CPG Vintage Access Fund VII LLC

04/11/2025 | Press release | Distributed by Public on 04/11/2025 14:02

Post-Effective Amendment to Registration Statement (Form POS AMI)

Company Act File No. 811-23931

UNITED STATES
SECURITIES AND EXCHANGE COMMISSION
Washington, D.C. 20549

FORM N-2

REGISTRATION STATEMENT UNDER THE INVESTMENT COMPANY ACT OF 1940

AMENDMENT NO. 3

CPG Vintage Access Fund VII, LLC
(Exact Name of Registrant as Specified in its Charter)

660 Fifth Avenue
New York, New York 10103

(Address of Principal Executive Offices)

Registrant's Telephone Number, including Area Code: (212) 317-9200

Alex Lee
c/o Central Park Advisers, LLC
660 Fifth Avenue
New York, New York 10103

(Name and Address of Agent for Service)

Copy to:

Stuart H. Coleman, Esq.
Stradley Ronon Stevens & Young, LLP

100 Park Avenue, Suite 2000

New York, NY 10017

212-812-4125

Check each box that appropriately characterizes the Registrant:

Registered Closed-End Fund (closed-end company that is registered under the Investment Company Act of 1940 ("Investment Company Act")).

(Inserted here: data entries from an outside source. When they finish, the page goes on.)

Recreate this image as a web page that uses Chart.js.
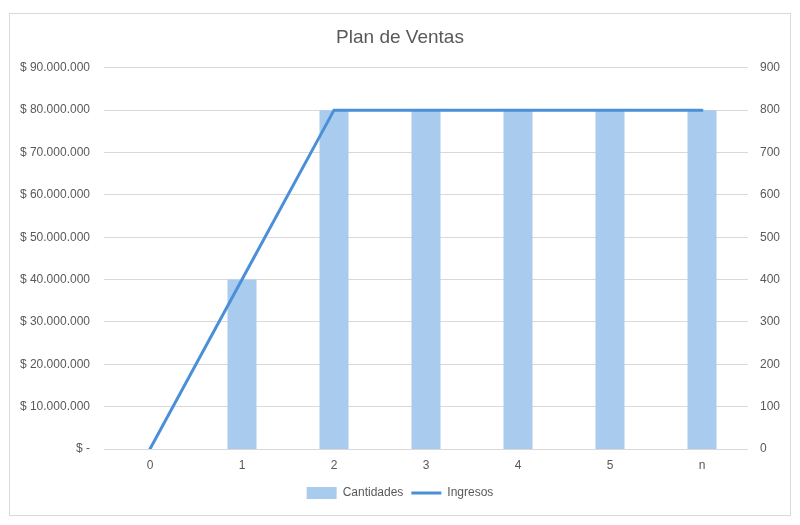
<!DOCTYPE html>
<html>
<head>
<meta charset="utf-8">
<script src="https://cdn.jsdelivr.net/npm/chart.js@4"></script>
<style>
  html, body { margin: 0; padding: 0; background: #ffffff; }
  #frame {
    position: absolute; left: 9px; top: 13px;
    width: 782px; height: 503px;
    box-sizing: border-box; border: 1px solid #d9d9d9;
  }
  canvas { display: block; }
</style>
</head>
<body>
<div id="frame"><canvas id="chart" width="780" height="501"></canvas></div>
<script>
const categories = ['0', '1', '2', '3', '4', '5', 'n'];
const cantidades = [0, 400, 800, 800, 800, 800, 800];
const ingresos = [0, 40000000, 80000000, 80000000, 80000000, 80000000, 80000000];

const FONT = '"Liberation Sans Narrow", "Arial Narrow", "Liberation Sans", sans-serif';
const TEXT = '#595959';

function money(v) {
    if (v === 0) return '$ -';
    return '$ ' + Math.round(v).toString().replace(/\B(?=(\d{3})+(?!\d))/g, '.');
}

const ctx = document.getElementById('chart').getContext('2d');
new Chart(ctx, {
    data: {
        labels: categories,
        datasets: [
            {
                type: 'bar',
                label: 'Cantidades',
                data: cantidades,
                yAxisID: 'y1',
                backgroundColor: '#a9cbee',
                categoryPercentage: 1,
                barPercentage: 0.315,
                order: 1
            },
            {
                type: 'line',
                label: 'Ingresos',
                data: ingresos,
                yAxisID: 'y',
                borderColor: '#4a8fd8',
                backgroundColor: '#4a8fd8',
                borderWidth: 3,
                borderCapStyle: 'round',
                pointRadius: 0,
                tension: 0,
                order: 0
            }
        ]
    },
    options: {
        responsive: false,
        animation: false,
        layout: { padding: { left: 0, right: 0, top: 0, bottom: 6 } },
        plugins: {
            title: {
                display: true,
                text: 'Plan de Ventas',
                color: TEXT,
                font: { family: FONT, size: 19, weight: 'normal' },
                padding: { top: 12, bottom: 19 }
            },
            legend: {
                position: 'bottom',
                labels: {
                    color: TEXT,
                    font: { family: FONT, size: 12 },
                    usePointStyle: true,
                    pointStyleWidth: 30,
                    boxHeight: 12,
                    padding: 8,
                    sort: (a, b) => a.datasetIndex - b.datasetIndex,
                    generateLabels(chart) {
                        const items = Chart.defaults.plugins.legend.labels.generateLabels(chart);
                        items.forEach(it => {
                            const ds = chart.data.datasets[it.datasetIndex];
                            it.pointStyle = ds.type === 'line' ? 'line' : 'rect';
                            it.lineWidth = ds.type === 'line' ? 3 : 0;
                            it.strokeStyle = ds.type === 'line' ? ds.borderColor : ds.backgroundColor;
                        });
                        return items;
                    }
                }
            },
            tooltip: { enabled: false }
        },
        scales: {
            x: {
                grid: { display: false },
                border: { display: false },
                ticks: { color: TEXT, font: { family: FONT, size: 12 }, padding: 1 },
                afterFit(scale) { scale.height = 30; }
            },
            y: {
                position: 'left',
                min: 0,
                max: 90000000,
                ticks: {
                    stepSize: 10000000,
                    color: TEXT,
                    font: { family: FONT, size: 12 },
                    padding: 14,
                    callback: v => money(v)
                },
                grid: { color: '#d9d9d9', lineWidth: 1, drawTicks: false },
                border: { display: false },
                afterFit(scale) { scale.width = 94; }
            },
            y1: {
                position: 'right',
                min: 0,
                max: 900,
                ticks: {
                    stepSize: 100,
                    color: TEXT,
                    font: { family: FONT, size: 12 },
                    padding: 12
                },
                grid: { display: false, drawTicks: false },
                border: { display: false },
                afterFit(scale) { scale.width = 42; }
            }
        }
    }
});
</script>
</body>
</html>
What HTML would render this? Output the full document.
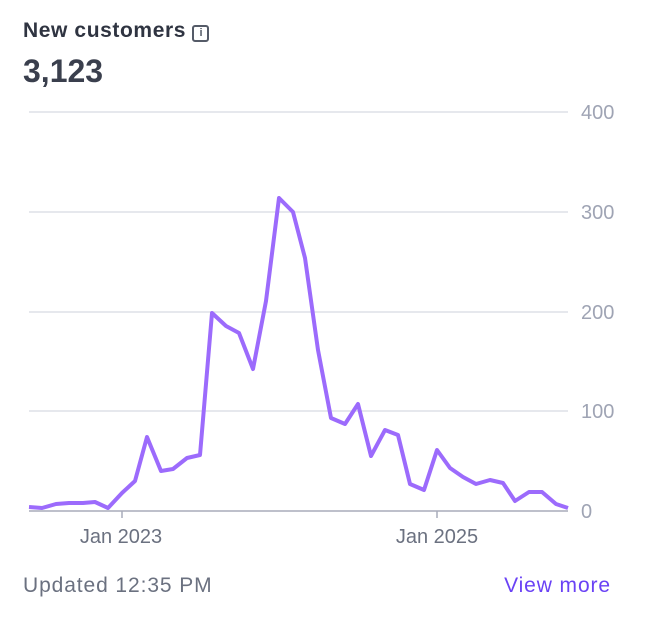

Business Development Company (closed-end company that intends or has elected to be regulated as a business development company under the Investment Company Act).

Interval Fund (Registered Closed-End Fund or a Business Development Company that makes periodic repurchase offers under Rule 23c-3 under the Investment Company Act).

A.2 Qualified (qualified to register securities pursuant to General Instruction A.2 of this Form).

Well-Known Seasoned Issuer (as defined by Rule 405 under the Securities Act of 1933 (the "Securities Act")).

Emerging Growth Company (as defined by Rule 12b-2 under the Securities Exchange Act of 1934.

If an Emerging Growth Company, indicate by check mark if the Registrant has elected not to use the extended transition period for complying with any new or revised financial accounting standards provided pursuant to Section 7(a)(2)(B) of Securities Act.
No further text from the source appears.